:: AIM OF THE EXERCISE ::
Will you write out the data exactly, excluding every picture?

:: DATA SHOWN ::
==========

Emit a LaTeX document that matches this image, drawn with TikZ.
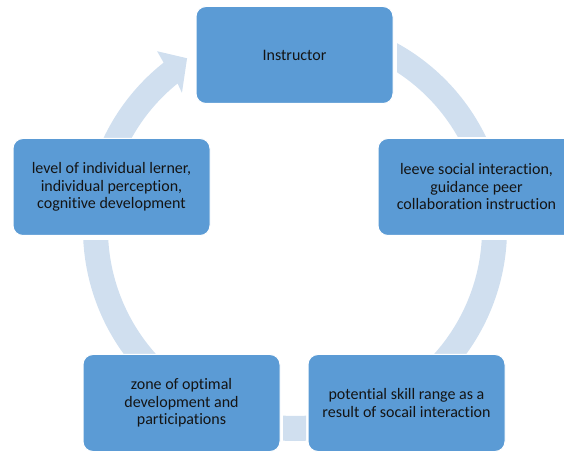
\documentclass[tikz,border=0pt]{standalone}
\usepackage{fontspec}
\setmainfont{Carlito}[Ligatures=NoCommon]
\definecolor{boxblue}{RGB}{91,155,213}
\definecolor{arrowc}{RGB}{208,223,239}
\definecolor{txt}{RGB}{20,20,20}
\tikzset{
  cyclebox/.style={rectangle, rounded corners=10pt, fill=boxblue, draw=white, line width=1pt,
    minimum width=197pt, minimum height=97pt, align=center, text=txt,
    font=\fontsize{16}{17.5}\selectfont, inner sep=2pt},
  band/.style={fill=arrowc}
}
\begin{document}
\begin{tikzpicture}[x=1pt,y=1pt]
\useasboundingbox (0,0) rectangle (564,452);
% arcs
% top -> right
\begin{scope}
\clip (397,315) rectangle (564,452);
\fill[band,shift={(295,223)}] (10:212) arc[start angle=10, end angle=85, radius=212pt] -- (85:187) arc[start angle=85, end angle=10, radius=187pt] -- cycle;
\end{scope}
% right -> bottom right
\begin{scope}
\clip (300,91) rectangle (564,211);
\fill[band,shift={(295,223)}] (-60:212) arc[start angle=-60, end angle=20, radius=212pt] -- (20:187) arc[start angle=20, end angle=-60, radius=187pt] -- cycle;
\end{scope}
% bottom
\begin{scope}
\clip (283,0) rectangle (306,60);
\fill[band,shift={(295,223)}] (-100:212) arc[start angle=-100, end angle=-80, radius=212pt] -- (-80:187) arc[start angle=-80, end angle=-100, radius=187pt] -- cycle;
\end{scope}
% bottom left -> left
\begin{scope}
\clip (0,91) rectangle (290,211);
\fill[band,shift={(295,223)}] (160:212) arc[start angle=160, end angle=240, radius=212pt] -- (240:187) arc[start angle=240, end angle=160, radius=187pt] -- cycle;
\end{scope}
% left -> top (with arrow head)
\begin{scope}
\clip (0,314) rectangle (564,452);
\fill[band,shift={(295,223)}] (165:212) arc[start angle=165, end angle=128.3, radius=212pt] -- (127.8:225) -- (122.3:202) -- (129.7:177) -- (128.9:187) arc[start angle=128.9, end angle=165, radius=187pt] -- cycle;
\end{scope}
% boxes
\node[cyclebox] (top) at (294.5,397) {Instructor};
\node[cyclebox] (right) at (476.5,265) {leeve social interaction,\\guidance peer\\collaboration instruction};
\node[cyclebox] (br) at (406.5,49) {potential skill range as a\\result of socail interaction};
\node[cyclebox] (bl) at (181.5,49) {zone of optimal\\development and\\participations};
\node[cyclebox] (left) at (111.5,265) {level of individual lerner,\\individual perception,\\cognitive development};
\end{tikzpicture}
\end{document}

==========

:: FULL RESPONSE ::
Emit a LaTeX document that matches this image, drawn with TikZ.
\documentclass[tikz,border=0pt]{standalone}
\usepackage{fontspec}
\setmainfont{Carlito}[Ligatures=NoCommon]
\definecolor{boxblue}{RGB}{91,155,213}
\definecolor{arrowc}{RGB}{208,223,239}
\definecolor{txt}{RGB}{20,20,20}
\tikzset{
  cyclebox/.style={rectangle, rounded corners=10pt, fill=boxblue, draw=white, line width=1pt,
    minimum width=197pt, minimum height=97pt, align=center, text=txt,
    font=\fontsize{16}{17.5}\selectfont, inner sep=2pt},
  band/.style={fill=arrowc}
}
\begin{document}
\begin{tikzpicture}[x=1pt,y=1pt]
\useasboundingbox (0,0) rectangle (564,452);
% arcs
% top -> right
\begin{scope}
\clip (397,315) rectangle (564,452);
\fill[band,shift={(295,223)}] (10:212) arc[start angle=10, end angle=85, radius=212pt] -- (85:187) arc[start angle=85, end angle=10, radius=187pt] -- cycle;
\end{scope}
% right -> bottom right
\begin{scope}
\clip (300,91) rectangle (564,211);
\fill[band,shift={(295,223)}] (-60:212) arc[start angle=-60, end angle=20, radius=212pt] -- (20:187) arc[start angle=20, end angle=-60, radius=187pt] -- cycle;
\end{scope}
% bottom
\begin{scope}
\clip (283,0) rectangle (306,60);
\fill[band,shift={(295,223)}] (-100:212) arc[start angle=-100, end angle=-80, radius=212pt] -- (-80:187) arc[start angle=-80, end angle=-100, radius=187pt] -- cycle;
\end{scope}
% bottom left -> left
\begin{scope}
\clip (0,91) rectangle (290,211);
\fill[band,shift={(295,223)}] (160:212) arc[start angle=160, end angle=240, radius=212pt] -- (240:187) arc[start angle=240, end angle=160, radius=187pt] -- cycle;
\end{scope}
% left -> top (with arrow head)
\begin{scope}
\clip (0,314) rectangle (564,452);
\fill[band,shift={(295,223)}] (165:212) arc[start angle=165, end angle=128.3, radius=212pt] -- (127.8:225) -- (122.3:202) -- (129.7:177) -- (128.9:187) arc[start angle=128.9, end angle=165, radius=187pt] -- cycle;
\end{scope}
% boxes
\node[cyclebox] (top) at (294.5,397) {Instructor};
\node[cyclebox] (right) at (476.5,265) {leeve social interaction,\\guidance peer\\collaboration instruction};
\node[cyclebox] (br) at (406.5,49) {potential skill range as a\\result of socail interaction};
\node[cyclebox] (bl) at (181.5,49) {zone of optimal\\development and\\participations};
\node[cyclebox] (left) at (111.5,265) {level of individual lerner,\\individual perception,\\cognitive development};
\end{tikzpicture}
\end{document}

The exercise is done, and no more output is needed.